If they had had at home Egyptian Three per Cent. Government Consols, or could have bought Chinese, Hindoo, or Assyrian Five per Cent. Stocks; or if the thought had occurred to them, which not long afterwards did occur to their successors, of reclaiming from the Desert, by irrigation, the district of the Faioum; or if they had foreseen that in times to come the Hyksos and the Persians might invade Egypt, and that possibly a rampart from Pelusium to the metropolis, such as was afterwards constructed, might assist in keeping them in check in the Desert, where there would be a chance of their perishing from thirst; or if Egypt had been, like Ceylon, a country in which mountain streams could be dammed up in the wet season for irrigating the land in the dry; or, like Yucatan, where enormous tanks for the storage of the rainfall are indispensable; then it is evident that the surplus labour and food, and the silver ingots in the King’s treasury, would have been spent in some one or other of these ways. But some of these things were not possible in Egypt, and the time for thinking of the others had not yet come. There was, therefore, no alternative. It must be something as unproductive as a Pyramid, or a temple. The intense selfishness of man, such as he was in those early days, prevented his having any repugnance to the idea of a Pyramid all for himself: it rather, on the contrary, commended the idea to his mind. And so it came about that the Pyramids were built. The whole process is as clear to us as it would be, had we ourselves, in some well-remembered stage of a previous existence, been the builders, and not Cheops and Chephren. We see the conditions under which they acted, and the mental process by which they were brought to the only conclusion possible to them.
The question may be propounded—Why was there given to these structures that particular form which from them has been called the pyramidal?
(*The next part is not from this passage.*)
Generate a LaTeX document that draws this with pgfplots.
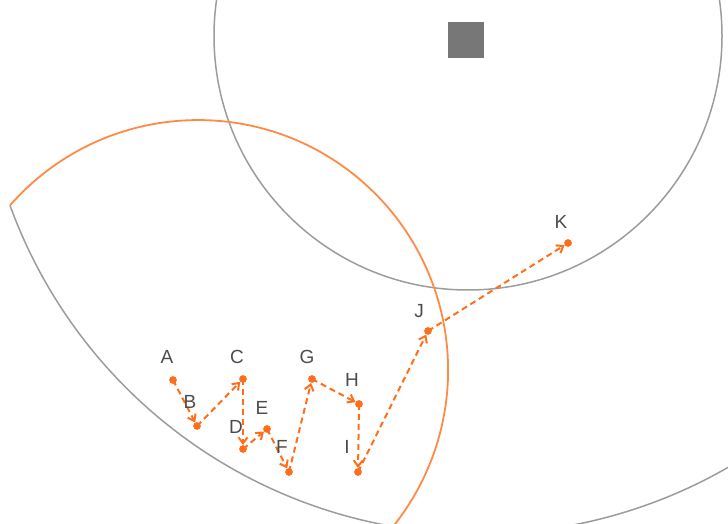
\documentclass[border=0pt]{standalone}
\usepackage{fontspec}
\setmainfont{Liberation Sans}
\usepackage{pgfplots}
\pgfplotsset{compat=1.18}
\usetikzlibrary{arrows.meta}

\definecolor{ringgray}{HTML}{9C9C9C}
\definecolor{apgray}{HTML}{777777}
\definecolor{pathorange}{HTML}{FF6E1A}
\definecolor{arcorange}{HTML}{FF8A45}
\definecolor{labelgray}{HTML}{4C4C4C}

\tikzset{lbl/.style={font=\fontsize{19}{22}\selectfont, text=labelgray, inner sep=0pt}}

\begin{document}
\begin{tikzpicture}
\begin{axis}[
    x=1pt, y=1pt,
    xmin=0, xmax=728,
    ymin=0, ymax=524,
    hide axis,
    clip=true,
]
  % access point
  \addplot[only marks, mark=square*, mark size=17.5pt, color=apgray] coordinates {(466,484.5)};

  % coverage rings
  \draw[ringgray, line width=1.5pt] (axis cs:468,488) circle[radius=254pt];
  \draw[ringgray, line width=1.5pt] (axis cs:10,318.6) arc[start angle=199.97, end angle=310, radius=499pt];
  \draw[arcorange, line width=1.8pt] (axis cs:10,318.6) arc[start angle=138.8, end angle=-50, radius=250pt];

  % path segments A..K
  \pgfplotsset{seg/.style={pathorange, line width=2pt, dash pattern=on 6pt off 4pt,
      shorten >=4pt, -{Straight Barb[length=6pt,width=9pt]}}}
  \addplot[seg] coordinates {(173,144) (197,98)};
  \addplot[seg] coordinates {(197,98) (243,145)};
  \addplot[seg] coordinates {(243,145) (243,75)};
  \addplot[seg] coordinates {(243,75) (267,95)};
  \addplot[seg] coordinates {(267,95) (289,52)};
  \addplot[seg] coordinates {(289,52) (312,145)};
  \addplot[seg] coordinates {(312,145) (359,120)};
  \addplot[seg] coordinates {(359,120) (358,52)};
  \addplot[seg] coordinates {(358,52) (428,193)};
  \addplot[seg] coordinates {(428,193) (568,281)};

  % points
  \addplot[only marks, mark=*, mark size=3.6pt, color=pathorange] coordinates {
    (173,144) (197,98) (243,145) (243,75) (267,95) (289,52)
    (312,145) (359,120) (358,52) (428,193) (568,281)
  };

  \node[lbl] at (axis cs:167,167) {A};
  \node[lbl] at (axis cs:190,122) {B};
  \node[lbl] at (axis cs:237,167) {C};
  \node[lbl] at (axis cs:236,97) {D};
  \node[lbl] at (axis cs:262,116) {E};
  \node[lbl] at (axis cs:282,77) {F};
  \node[lbl] at (axis cs:307,167) {G};
  \node[lbl] at (axis cs:352,144) {H};
  \node[lbl] at (axis cs:347,77) {I};
  \node[lbl] at (axis cs:419,213) {J};
  \node[lbl] at (axis cs:561,302) {K};
\end{axis}
\pgfresetboundingbox
\path (current axis.south west) rectangle (current axis.north east);
\end{tikzpicture}
\end{document}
Mathematics and astronomy have been summoned to answer the question; and lately the Astronomer Royal for Scotland has, in a large and learned work, endeavoured to prove that the Great Pyramid of Gizeh was intended to perpetuate for ever a knowledge of scientifically-ascertained natural standards of weight, measure, and capacity. If this was the purpose of the Great Pyramid, will he allow an old friend to ask him—what, then, was the purpose of each one of those scores of other Pyramids that were constructed before and after it? No two, probably, of the whole series were precisely of the same dimensions, except, perhaps, accidentally. All suppositions of this kind have their origin in the unhistorical, or rather anti-historical practice of attributing to early ages the ideas of our own times. The first requirement for enabling one to answer this question rightly is the power of, in some degree, thinking with the thoughts of the men who themselves built the Pyramids. Though, of course, there is no more reason for doubting that every Pyramid in Egypt was intended for a tomb and sepulchral monument, just for that and for nothing else, than there is for doubting that the Coliseum was built for the spectacles of the amphitheatre, and London Bridge for enabling people to cross the Thames.
Sir John Mandeville, the greatest English traveller of the Middle Ages, and who, during his thirty-three years of wandering in the East, had served in the armies both of the Sultan of Egypt and of the Emperor of China, writing between 1360-70, of what he had seen about twenty-five years previously, tells us the Pyramids were the granaries Joseph built for the storage of the corn of the years of plenty. This is instructive: it shows how readily in ages of ignorance—the same cause still has, where it remains, the same effect—men connect old traditions, particularly if there be anything of religion about them, with existing objects: being prompted to do this by a craving to give distinctness, and a local habitation, to such traditions.
He anticipates and bars the objection that neither he, nor anyone else, had inspected the interior of the Pyramids, for the purpose of ascertaining whether they were adapted for granaries, by telling us that they were full of serpents. This is set down apparently without any other design than that of recording a curious fact, which it would be as well to mention. And, doubtless, as far as the knight knew himself, he had no other object. But in matters of this kind, experience teaches us that such people do not know themselves.
Here, then, we have an instance of the way in which extremes meet. The old knight accepts his theory without one jot or tittle of evidence in its favour, and directly in the teeth of all that had ever been recorded of the Pyramids. It is a theory which allows at most seven years for their construction; and which supposes them to have been designed for a purpose which is flatly contradicted by their form, and by all that is seen of their exterior, and known of their interior; and, too, by the history itself. One grain of science of any kind in the old knight would have lost us the lesson to be drawn from his theory.
What he did was to yield to what was to him a temptation. And this, and I say it with all due deference, is precisely what the Astronomer Royal for Scotland appears to have done. He, too, has yielded to a temptation. The old knight, five centuries and an half back, was tempted to find in these mighty monuments the Biblical narrative; and he found it. The modern Astronomer is tempted to find in them most unexpected and surprising indications, facts, and conclusions of profoundest science; and he finds them. Each was tempted after his kind.